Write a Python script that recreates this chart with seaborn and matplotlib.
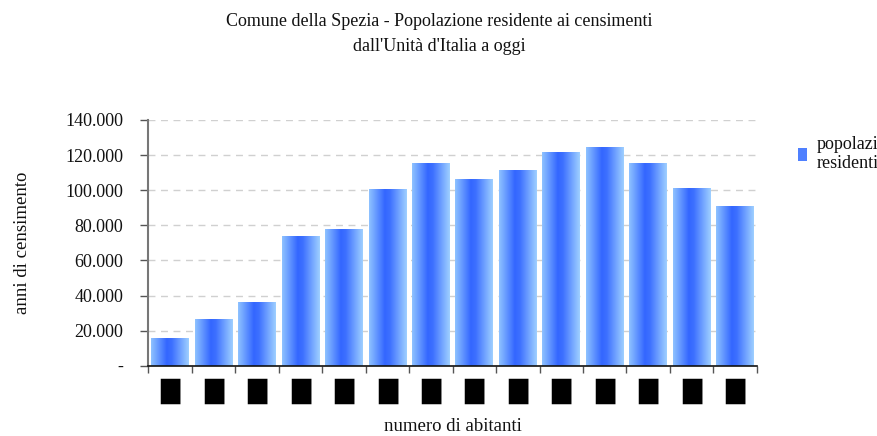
import numpy as np
import matplotlib
matplotlib.use('Agg')
import matplotlib.pyplot as plt
from matplotlib.colors import LinearSegmentedColormap
from matplotlib.ticker import FuncFormatter
import seaborn as sns

# censimenti (the labels render as solid blocks in the original)
years = ['1861', '1871', '1881', '1901', '1911', '1921', '1931',
         '1936', '1951', '1961', '1971', '1981', '1991', '2001']
population = [15800, 26700, 36600, 73900, 77800, 100500, 115300,
              106400, 111300, 121600, 124500, 115300, 101200, 91200]
tick_labels = ['\u2588'] * len(years)

title = "Comune della Spezia - Popolazione residente ai censimenti\ndall'Unità d'Italia a oggi"
xlabel = "numero di abitanti"
ylabel = "anni di censimento"
series_name = "popolazione\nresidenti"

sns.set_theme(style='white')
plt.rcParams['font.family'] = ['Liberation Serif', 'DejaVu Serif']

fig = plt.figure(figsize=(8.78, 4.36), dpi=100)
ax = fig.add_axes([0.169, 0.161, 0.693, 0.564])

sns.barplot(x=years, y=population, color='#3366ff', width=0.87,
            ax=ax, zorder=2, label=series_name)

# horizontal gradient fill, clipped to every bar
grad_cmap = LinearSegmentedColormap.from_list(
    'bar', [(0.0, '#8fc3ff'), (0.42, '#3366ff'), (0.55, '#3d70ff'), (1.0, '#9fd0ff')])
grad = np.linspace(0, 1, 256).reshape(1, -1)
for p in ax.patches:
    x0, y0 = p.get_x(), p.get_y()
    w, h = p.get_width(), p.get_height()
    im = ax.imshow(grad, cmap=grad_cmap, aspect='auto', extent=[x0, x0 + w, y0, y0 + h],
                   zorder=2, interpolation='bilinear')
    im.set_clip_path(p)
    p.set_facecolor('none')
    p.set_edgecolor('none')

ax.set_xlim(-0.5, len(years) - 0.5)
ax.set_ylim(0, 140000)
ax.set_yticks(np.arange(0, 140001, 20000))
ax.yaxis.set_major_formatter(FuncFormatter(
    lambda v, _: '-' if v == 0 else f'{int(v):,}'.replace(',', '.')))

# tick marks between categories, labels under each bar
ax.set_xticks(np.arange(-0.5, len(years), 1.0))
ax.set_xticklabels([])
ax.set_xticks(np.arange(len(years)), minor=True)
ax.set_xticklabels(tick_labels, minor=True, family='DejaVu Sans', fontsize=18, color='black')
ax.tick_params(axis='x', which='major', length=5, width=1, color='#555555', direction='out', bottom=True)
ax.tick_params(axis='x', which='minor', length=0, pad=9)
ax.tick_params(axis='y', length=6, width=1, color='#555555', direction='out', left=True,
               labelsize=13, pad=12, labelcolor='#111111')

ax.grid(axis='y', linestyle=(0, (5, 4)), color='#d0d0d0', linewidth=1, zorder=0)
ax.set_axisbelow(True)
for s in ['top', 'right']:
    ax.spines[s].set_visible(False)
ax.spines['left'].set_color('#777777')
ax.spines['left'].set_linewidth(1.5)
ax.spines['bottom'].set_color('#111111')
ax.spines['bottom'].set_linewidth(1.2)

ax.set_xlabel(xlabel, fontsize=13.5, labelpad=10, color='#111111')
ax.set_ylabel(ylabel, fontsize=13.5, labelpad=25, color='#111111')
fig.text(0.5, 0.922, title, ha='center', va='center', fontsize=13, linespacing=1.55,
         color='#111111')

handle = plt.Rectangle((0, 0), 1, 1, facecolor='#4f80ff', edgecolor='none')
ax.legend([handle], [series_name], loc='upper left', bbox_to_anchor=(1.055, 0.965),
          frameon=False, fontsize=13, handlelength=0.55, handleheight=0.75,
          handletextpad=0.5, borderaxespad=0, labelcolor='#111111')

fig.savefig('out.png', dpi=100)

= EXERCISE DETAILS =
Reproduce only the lines from the beginning of the data through the line that contains "import seaborn as sns", both included, and please drop the pictures.

= RESULT =
Write a Python script that recreates this chart with seaborn and matplotlib.
import numpy as np
import matplotlib
matplotlib.use('Agg')
import matplotlib.pyplot as plt
from matplotlib.colors import LinearSegmentedColormap
from matplotlib.ticker import FuncFormatter
import seaborn as sns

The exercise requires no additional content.